Okay. What about Denmark and Norway when we look into 2025? Do you expect Norway to start growing again in 2025, or is that continuing to be a tough market?

Torben Paulin
CEO, TCM Group

It is a so-called good question. We do not see any improvements on the market, neither for the B2C or B2B yet. Again, like we hear from Danish stores that they have more to work with and to calculate on, there is also, at least in some regions of Norway, projects coming up to calculate. Maybe in the end of the year the B2B can pick up. On the B2C side, it will probably very much depend on whether Norway will also start reducing interest rates, which I think the expectations now is that that could happen from March. We need to see that happen first.

Paul Yassen
Analyst, Danske Bank

Is it going to be a positive to 2025? Within the markets?

Thomas Hjannung
CFO, TCM Group

No.

Paul Yassen
Analyst, Danske Bank

Okay.

Torben Paulin
CEO, TCM Group

Not a lot of these.

Thomas Hjannung
CFO, TCM Group

I think in general, we expect a relatively fast development compared to 2024 realized numbers for Norway.

Paul Yassen
Analyst, Danske Bank

Yeah. Okay. I understand that you have acquired two stores or taking over from trusting franchisees. How much revenue is that? It's only the margin on the retail level, but is that material, or is it something we should take into account?

Torben Paulin
CEO, TCM Group

It depends.
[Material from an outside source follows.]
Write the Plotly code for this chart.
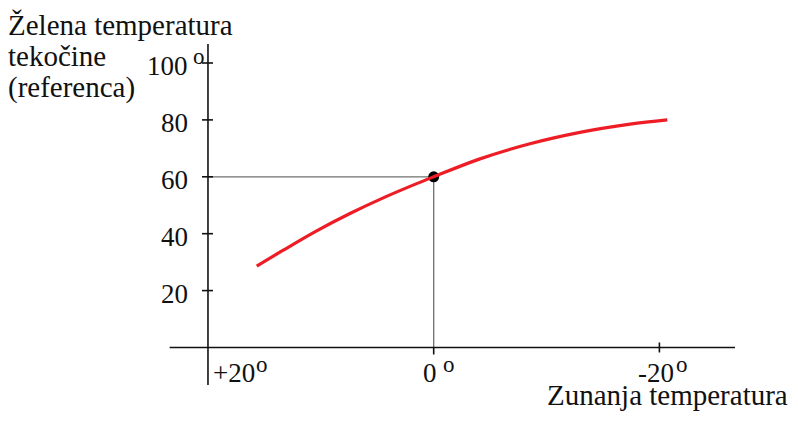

We are right now in the negotiation also with a potential new franchisee to take over the stores. That can happen maybe soon and at one time, and maybe it will take a while where we will be the part owner of the stores. It is too early to say exactly what is going to happen.

Paul Yassen
Analyst, Danske Bank

If we look at the guidance you're giving on the growth rate from 2024 to 2025, are we talking about percentage here of the revenue contribution, which we then in 2026 have to take out again?

Torben Paulin
CEO, TCM Group

Yeah. It is probably, or hopefully, I would say it's going to happen like this. It is also a realistic scenario that we are part owner both in 2025 and 2026.

Thomas Hjannung
CFO, TCM Group

You can say sort of in absolute number, but we've included our guidance, Paul. You can say there's a three-year revenue that would be eliminated partially, of course, because we are the main supplier to it, but that would be a net impact of less than 5% of our total revenue. Somewhere between 2%-3% of our total revenue.

Paul Yassen
Analyst, Danske Bank

The net impact.

Thomas Hjannung
CFO, TCM Group

Yeah.

Paul Yassen
Analyst, Danske Bank

Okay. You will be majority owner for now?

Thomas Hjannung
CFO, TCM Group

Yes. For the time being, we are. Yeah.

Paul Yassen
Analyst, Danske Bank

Okay. Then Nobia also reported a very strong Danish performance in their report. How do you see the Danish market in Q4? Did you take market shares, or Nobia actually had a very solid performance and then also other competitors?

Torben Paulin
CEO, TCM Group

Yeah. We saw the same. As we do not have real numbers to compare, it is difficult to say whether we took market share. We can see when we look into, for example, online KPIs on brand search, etc., I am quite confident that we are performing well in the market.

Paul Yassen
Analyst, Danske Bank

Okay. The final one for me, when you talk about bottlenecks impacting the gross margin negative, is that the lacquering which you have to do externally in the period?

Torben Paulin
CEO, TCM Group

Both a lot of overtime and weekend work and also external suppliers. It is all the challenges to get more out of it than what is possible to meet demand.

Paul Yassen
Analyst, Danske Bank

If you have had sufficient capacity and if you had had your lacquering internal, what are we talking about? 2 percentage points on the gross margin, or?

Thomas Hjannung
CFO, TCM Group

2%, that is maybe a little bit ambitious.

Torben Paulin
CEO, TCM Group

It's only a part of the revenue, right?

Thomas Hjannung
CFO, TCM Group

That would equal to DKK 25 million, right? We previously disclosed that we're going to invest somewhere between DKK 10 million and DKK 15 million. That would be a payback of less than a year. I guess that's maybe a little bit too ambitious. I think.

Paul Yassen
Analyst, Danske Bank

No, it's also including the overtime and so on.

Thomas Hjannung
CFO, TCM Group

Yeah. Sure. Sure. It is not that magnitude that we anticipated.

Torben Paulin
CEO, TCM Group

Just to get an indication on what we are talking about. They had went on the gross margin. So it's less than one.

Thomas Hjannung
CFO, TCM Group

Yeah. Yeah. Somewhere between half and 1%.

Paul Yassen
Analyst, Danske Bank

Okay. Perfect. That's all for me. Thank you.

Torben Paulin
CEO, TCM Group

Thank you.

Operator

Thank you. As a final reminder to ask a question, please slowly press star one and one on your telephone and wait for your name to be announced. To withdraw your question, please press star one and one again. Thank you. We have no further questions at this time. I will now hand back to you for any closing remarks.

Closing remark.

Torben Paulin
CEO, TCM Group

Okay. Thank you for listening in. Thank you for your questions. Have a nice day. Bye-bye.

Operator

This concludes today's conference call. Thank you all for participating. You may now disconnect your lines. Thank you.